Wir versuchen aber auch zu erzählen, dass die Stadt nach 1945 am ungünstigeren Ende der Teilung des Kalten Krieges war. Auch das fällt schwer und ist häufig konfliktbelastet. Der Wandel, der sich in der Stadt in den letzten 30 Jahren vollzogen hat, ist atemberaubend, und er raubt so manch einem den Atem, was auch in der politischen Haltung und der politischen Diskussion wiederkehrt.

Ich könnte jetzt viel zum atemberaubenden Wandel sagen. Ich habe es nicht aufgeschrieben. Deshalb kann ich es im Gegensatz zu meinem Bischof nicht zu Protokoll geben. Aber ich kann feststellen, dass wir in den fünf Jahren, in denen Sie meinten, nicht hier sein zu sollen, mit großem Stolz und mit großer Freude zwei Theater neu gebaut haben und einen Konzertsaal und eine neue Bibliothek, noch dazu im Stadtzentrum. Das wollen wir auch so fortsetzen.

Wir haben vor, genau dieses Bild der Stadt in ihrer Widersprüchlichkeit, in dem Ringen um die Grundlagen des Zusammenlebens in unserer Bewerbung um den Rang und den Titel der Kulturhauptstadt Europas 2025 auszudrücken, indem wir sagen: Wir schauen uns Dresden als neue Heimat an, als neue Heimat für diejenigen, die aus Westdeutschland gekommen sind, aber eben auch derjenigen, die aus der ganzen Welt kommen, und auch als neue Heimat für die, die hier sind und gemeinsam diese Stadt fortentwickeln.
Mit den zwei Theatern hören wir nicht auf. In den nächsten fünf Jahren wollen wir – Sie werden es sich dann anschauen können, wenn Sie wiederkommen – ein Rathaus, ein Stadion für deutsche Leichtathletikmeisterschaften und eine Kirche bauen.

Jawohl, Sie haben richtig gehört: Wir wollen eine Kirche bauen. Von diesem Projekt, weil es so schön ist, möchte ich Ihnen am Ende meines Grußworts erzählen. Es handelt sich um eine Jugendkirche, die in der letzten zum Wiederaufbau vorgesehenen Kriegsruine gebaut werden soll, in der Dresdner Johannstadt, einem Gründerzeitviertel vor der Zerstörung, einem Plattenbauviertel nach dem Wiederaufbau. Wir sind sehr glücklich und froh, dass sich die Kirche auf den Weg gemacht hat. Wir sind auch sehr froh, dass wir das sowohl von der Landesseite unterstützt sehen, Herr Ministerpräsident, als auch mit 5,5 Millionen Euro städtischem Geld. 4,8 Millionen sind Städtebaufördermittel, und knapp 700.000 Euro legen wir dann noch mal drauf.

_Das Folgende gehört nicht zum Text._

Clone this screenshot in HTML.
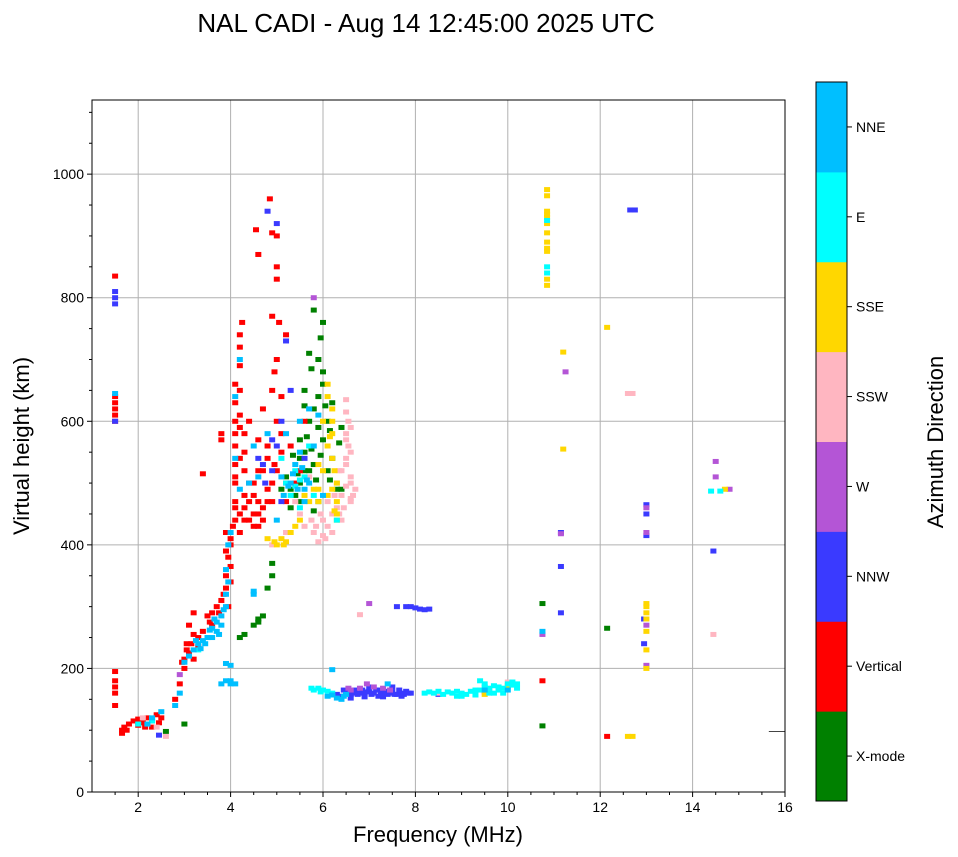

Das tun wir nicht deswegen, weil wir als Stadt, in der sich nur noch eine Minderheit zum Christentum bekennt, unsere Aufgabe darin sehen, Kirchen zu bauen, sondern wir tun es deswegen, weil wir überzeugt sind: Egal wie man zu Gott steht, es ist wichtig, dass in diesem Ringen um die Grundlagen des Zusammenlebens über Gott gesprochen wird, und zwar von unseren jungen Leuten. Dafür wollen wir dort einen Platz, einen Ort schaffen.

Wenn Sie von meinem Grußwort mitnehmen, dass Dresden eine ausgesprochen spannende Stadt ist, in der demnächst eine Kirche gebaut wird, dann wäre ich Ihnen sehr dankbar.

Ich wünsche Ihnen eine gesegnete Beratung hier in der Synode und sage Auf Wiedersehen. Sie sind uns herzlich willkommen – in fünf Jahren, gerne auch früher!